CHICAGO -- As the national retail average for gasoline rises near $3 this month heading into the Memorial Day weekend, recent surveys suggest the trend may affect consumers’ travel plans for the summer. They differ, however, in the degree of consumers moving away from travel.
Here's a look at two analyses ...
NACS Consumer Fuels Survey
The most recent NACS Consumer Fuels Survey, conducted in May, found that only 11% of consumers said they planned to drive less in the coming 30 days—a figure that is only a few percentage points higher than in the April survey. This is even though reported gasoline prices were 15 cents per gallon (CPG) higher than in April, and 47 CPG higher than in May 2017.
Consumers were slightly more likely to say they planned to dine out less in the May survey (34%) vs. the April survey (27%). They were also somewhat more likely to say they planned to spend less on nongasoline household purchases in the May survey (22%) vs. the April survey (16%).
Consumer optimism is also down slightly, with 60% surveyed in May saying they were optimistic about the economy, down 2 points from April. Men were more optimistic than women, at 66% vs. 55%. Consumers in the Midwest (63%) and West (62%) were the most optimistic about the economy, while those in the Northeast and South were the least (59%).
Two-thirds of consumers surveyed in May expect gasoline prices to continue to increase in the next 30 days. Meanwhile, the percentage of consumers who said gas prices influence their feelings about the economy was up 5 points from the April survey.
The NACS Consumer Fuels Survey was conducted online May 7-11 by Penn Schoen Berland with 1,501 U.S. adults who purchase fuel for a vehicle at least once per month. Click here to see more results.
GasBuddy 2018 Summer Travel Survey
A recent survey by GasBuddy of its members found that the percentage of consumers planning a summer road trip has fallen 24 points from last year. In GasBuddy’s 2018 Summer Travel Survey, 58% of consumers said they would take a road trip.
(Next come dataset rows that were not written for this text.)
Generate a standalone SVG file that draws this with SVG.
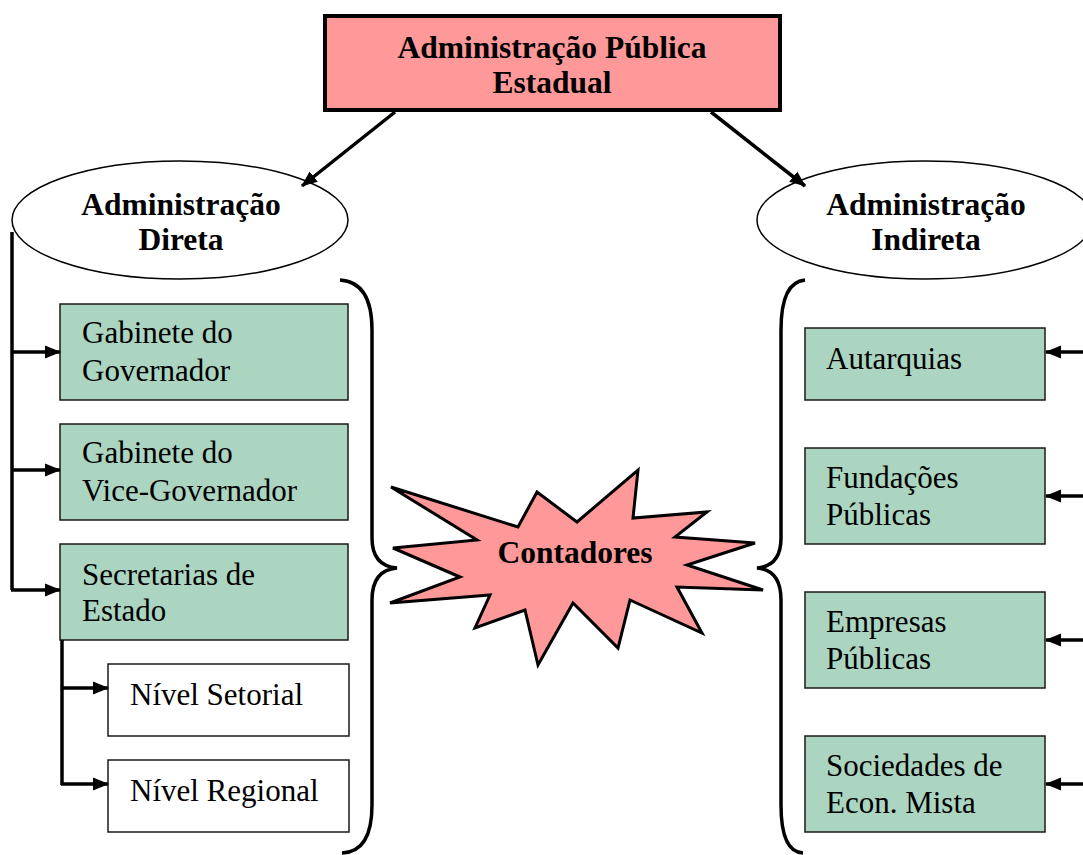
<svg xmlns="http://www.w3.org/2000/svg" width="1083" height="855" viewBox="0 0 1083 855">
<defs>
<style>
.b{font-family:"Liberation Serif","Times New Roman","DejaVu Serif",serif;font-weight:bold;font-size:31.5px;fill:#000;text-anchor:middle}
.t{font-family:"Liberation Serif","Times New Roman","DejaVu Serif",serif;font-size:31px;fill:#000}
.g{fill:#ABD5C1;stroke:#1a1a1a;stroke-width:1.5}
.w{fill:#fff;stroke:#1a1a1a;stroke-width:1.5}
.c{fill:none;stroke:#000;stroke-width:3.5}
.br{fill:none;stroke:#000;stroke-width:3.5}
</style>
<marker id="ah" viewBox="0 0 16 14" refX="15" refY="7" markerWidth="16" markerHeight="14" markerUnits="userSpaceOnUse" orient="auto">
<path d="M0,0.5 L16,7 L0,13.5 z" fill="#000"/>
</marker>
</defs>
<rect width="1083" height="855" fill="#fff"/>

<g id="top">
<rect x="325" y="16" width="455" height="94" fill="#FF9999" stroke="#000" stroke-width="4"/>
<text class="b" x="552" y="58" font-size="30.5">Administração Pública</text>
<text class="b" x="552" y="93" font-size="30.5">Estadual</text>
</g>

<g id="adm-direta">
<ellipse cx="180" cy="220" rx="168" ry="59" fill="#fff" stroke="#000" stroke-width="1.5"/>
<text class="b" x="181" y="215">Administração</text>
<text class="b" x="181" y="250">Direta</text>
</g>

<g id="adm-indireta">
<ellipse cx="925" cy="220" rx="168" ry="59" fill="#fff" stroke="#000" stroke-width="1.5"/>
<text class="b" x="926" y="215">Administração</text>
<text class="b" x="926" y="250">Indireta</text>
</g>

<g id="gab-gov">
<rect class="g" x="60" y="304" width="288" height="96"/>
<text class="t" x="82" y="343">Gabinete do</text>
<text class="t" x="82" y="381">Governador</text>
</g>
<g id="gab-vice">
<rect class="g" x="60" y="424" width="288" height="96"/>
<text class="t" x="82" y="463">Gabinete do</text>
<text class="t" x="82" y="501">Vice-Governador</text>
</g>
<g id="secretarias">
<rect class="g" x="60" y="544" width="288" height="96"/>
<text class="t" x="82" y="585">Secretarias de</text>
<text class="t" x="82" y="621">Estado</text>
</g>
<g id="nivel-setorial">
<rect class="w" x="108" y="664" width="241" height="72"/>
<text class="t" x="130" y="705">Nível Setorial</text>
</g>
<g id="nivel-regional">
<rect class="w" x="108" y="760" width="241" height="72"/>
<text class="t" x="130" y="801">Nível Regional</text>
</g>

<g id="autarquias">
<rect class="g" x="805" y="328" width="240" height="72"/>
<text class="t" x="826" y="369">Autarquias</text>
</g>
<g id="fundacoes">
<rect class="g" x="805" y="448" width="240" height="96"/>
<text class="t" x="826" y="488">Fundações</text>
<text class="t" x="826" y="525">Públicas</text>
</g>
<g id="empresas">
<rect class="g" x="805" y="592" width="240" height="96"/>
<text class="t" x="826" y="632">Empresas</text>
<text class="t" x="826" y="669">Públicas</text>
</g>
<g id="sociedades">
<rect class="g" x="805" y="736" width="240" height="96"/>
<text class="t" x="826" y="776">Sociedades de</text>
<text class="t" x="826" y="813">Econ. Mista</text>
</g>

<g id="contadores">
<polygon points="391,487 518,527 537,492 577,522 638,470 633,518 707,512 675,537 755,543 687,565 763,590 677,587 702,633 630,600 618,648 573,603 538,665 525,610 475,628 490,595 390,603 460,577 393,548 477,540" fill="#FF9999" stroke="#000" stroke-width="3" stroke-linejoin="miter"/>
<text class="b" x="575" y="563">Contadores</text>
</g>

<g id="braces">
<path class="br" d="M340,280 Q372,282 372,330 L372,538 Q372,566 397,568 Q372,570 372,600 L372,805 Q372,852 342,853"/>
<path class="br" d="M805,280 Q781,282 781,330 L781,538 Q781,566 757,568 Q781,570 781,600 L781,805 Q781,852 803,853"/>
</g>

<g id="connectors">
<line class="c" x1="395" y1="112" x2="302" y2="186" marker-end="url(#ah)"/>
<line class="c" x1="711" y1="112" x2="805" y2="186" marker-end="url(#ah)"/>
<polyline class="c" points="12,232 12,590" stroke-linecap="butt"/>
<line class="c" x1="11" y1="352" x2="60" y2="352" marker-end="url(#ah)"/>
<line class="c" x1="11" y1="470" x2="60" y2="470" marker-end="url(#ah)"/>
<line class="c" x1="11" y1="590" x2="60" y2="590" marker-end="url(#ah)"/>
<polyline class="c" points="62,640 62,785"/>
<line class="c" x1="61" y1="688" x2="108" y2="688" marker-end="url(#ah)"/>
<line class="c" x1="61" y1="784" x2="108" y2="784" marker-end="url(#ah)"/>
<line class="c" x1="1083" y1="352" x2="1046" y2="352" marker-end="url(#ah)"/>
<line class="c" x1="1083" y1="496" x2="1046" y2="496" marker-end="url(#ah)"/>
<line class="c" x1="1083" y1="640" x2="1046" y2="640" marker-end="url(#ah)"/>
<line class="c" x1="1083" y1="784" x2="1046" y2="784" marker-end="url(#ah)"/>
</g>
</svg>
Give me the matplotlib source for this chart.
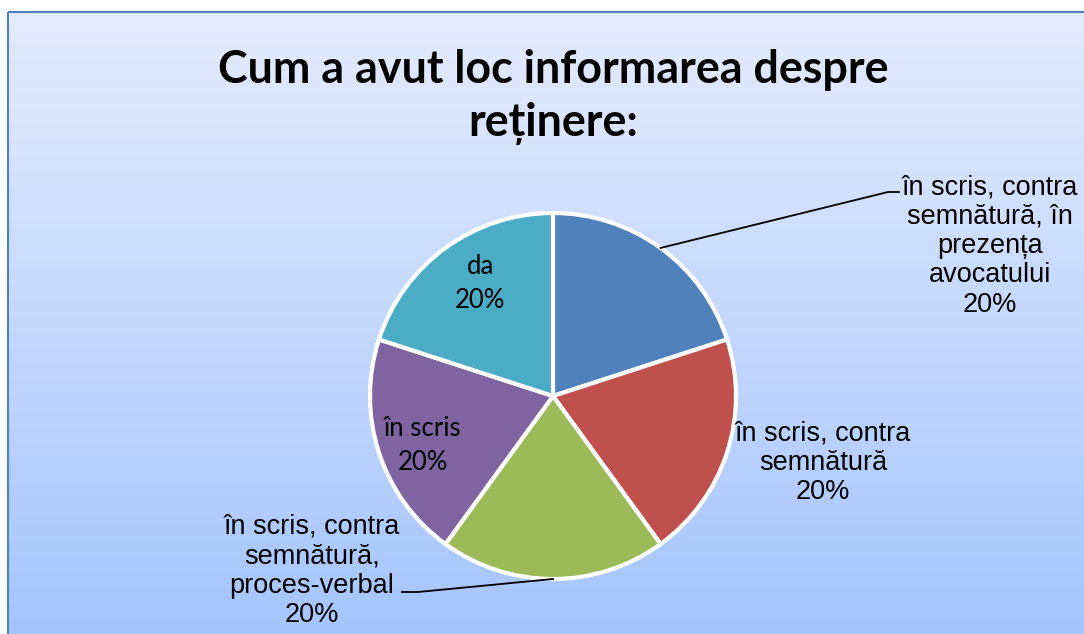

Meanwhile, 39% said high gas prices were affecting their summer travel decisions, compared to 19% in 2017. This is as the national retail average rose almost 5 cents per gallon week over week to reach $2.93 per gallon May 21, according to GasBuddy’s survey of 135,000 gas stations.
The percentage of consumers planning a long road trip is also down in 2018. Only 31% said they planned to drive more than 500 miles round-trip, vs. 56% in 2017. GasBuddy conducted the survey from April 27 to May 3 with more than 17,000 users of its gas-price information app.
"For all those that have said summer travel will be unaffected by high gas prices, we offer thousands of respondents who have strongly indicated that's not true, especially as gas prices continue to climb," said Patrick DeHaan, head of petroleum analysis for Boston-based GasBuddy. "For the first time in years, the annual GasBuddy Summer Travel Survey revealed that higher prices are hurting the tradition of the summer road trip as we near a national average of $3 per gallon.”